Paid options with comprehensive databases run $20-100 for desktop software or $5-15/month for cloud-based tools. For a serious collector with several hundred pieces and real values involved, the cost is negligible relative to the collection's worth. The insurance and record-keeping functionality alone justifies the price. A coin collection management app that runs on mobile and syncs across devices is convenient for looking up your holdings at a coin show to avoid duplicates.
The transition point in practice
For me, the switch made sense when two things happened simultaneously: the collection grew past 200 pieces and I started buying coins worth enough that insurance documentation mattered. Under 200 pieces and under $2,000 in collection value, the spreadsheet was genuinely fine. Over those thresholds, the software pays for itself in time saved and risk reduced.

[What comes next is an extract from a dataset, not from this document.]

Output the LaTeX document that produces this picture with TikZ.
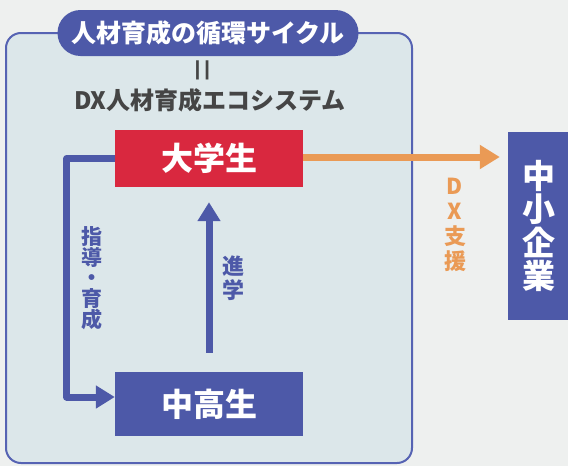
\documentclass[tikz,border=0pt]{standalone}
\usepackage{fontspec}
\setmainfont{Noto Sans CJK JP}
\usetikzlibrary{arrows.meta}

\definecolor{paper}{HTML}{EEF0EF}
\definecolor{framefill}{HTML}{DCE7EA}
\definecolor{frameblue}{HTML}{5663B3}
\definecolor{boxblue}{HTML}{4D59A8}
\definecolor{unired}{HTML}{D9283F}
\definecolor{dxorange}{HTML}{EA9A55}
\definecolor{textgray}{HTML}{454545}

\begin{document}
\begin{tikzpicture}[x=1pt,y=-1pt,line join=round,
    box/.style={rectangle,inner sep=0pt,text=white,
      font=\fontsize{32}{36}\selectfont\bfseries},
    vlabel/.style={inner sep=0pt,align=center,font=\fontsize{21}{21}\selectfont\bfseries},
    bluearrow/.style={boxblue,line width=7pt,-{Triangle[length=19pt,width=22pt]}},
    orangearrow/.style={dxorange,line width=7pt,-{Triangle[length=20pt,width=23pt]}}]
  \useasboundingbox (0,0) rectangle (568,466);
  \fill[paper] (0,0) rectangle (568,466);

  % Frame of the cycle
  \draw[frameblue,line width=2pt,fill=framefill,rounded corners=15pt] (6,33) rectangle (412,463);
  \node[fill=boxblue,rounded corners=23pt,minimum width=301pt,minimum height=46pt,
    text=white,font=\fontsize{25}{28}\selectfont\bfseries] (title) at (208,33) {人材育成の循環サイクル};
  \node[text=textgray,rotate=90,inner sep=0pt,font=\fontsize{40}{40}\selectfont] (equal) at (207,70.5) {=};
  \node[text=textgray,font=\fontsize{24}{28}\selectfont\bfseries] (eco) at (210,100) {DX人材育成エコシステム};

  % Boxes
  \node[box,fill=unired,minimum width=188pt,minimum height=57pt] (univ) at (209,158.5) {大学生};
  \node[box,fill=boxblue,minimum width=188pt,minimum height=64pt] (high) at (209,404) {中高生};
  \node[box,fill=boxblue,minimum width=62pt,minimum height=188pt,align=center,
    font=\fontsize{33}{33.5}\selectfont\bfseries] (sme) at (539,226) {中\\小\\企\\業};

  % Arrows
  \draw[bluearrow] (univ.west) -- ++(-48,0) |- ([yshift=7pt]high.west);
  \draw[bluearrow,shorten <=19pt,shorten >=15pt] (high) -- (univ);
  \draw[orangearrow,shorten >=8pt] ([yshift=1.5pt]univ.east) -- ([yshift=1.5pt]univ.east -| sme.west);

  % Labels
  \node[vlabel,text=boxblue,font=\fontsize{21}{20.6}\selectfont\bfseries] (guide) at (92,278) {指\\導\\・\\育\\成};
  \node[vlabel,text=boxblue,font=\fontsize{22}{24}\selectfont\bfseries] (advance) at (233,278) {進\\学};
  \node[vlabel,text=dxorange,font=\fontsize{22}{25}\selectfont\bfseries] (support) at (455,225) {D\\X\\支\\援};
\end{tikzpicture}
\end{document}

The data migration from spreadsheet to software is a one-time task that typically takes a few hours for a 200-piece collection. Most programs import CSV files, so the transition is less painful than it sounds. Don't delay the switch because of migration friction — it's a few hours once versus ongoing inefficiency indefinitely.
What I'd skip
I'd skip building an elaborate custom spreadsheet with linked pricing APIs and photo embedding. I watched a collector in my coin club spend three months building what amounted to a worse version of existing software, then maintain it as the data structure kept breaking. The time cost was real and the result wasn't as good as a $30 dedicated program. The coin inventory tracker software category exists because the problem is solved; don't re-solve it in Excel.
The bottom line: use a spreadsheet until it's genuinely inconvenient, then switch. The inconvenience signals are: you can't find specific coins quickly, you have no idea what your collection is worth, or you're worried about insurance coverage without documentation. Any of those is the signal to get proper software.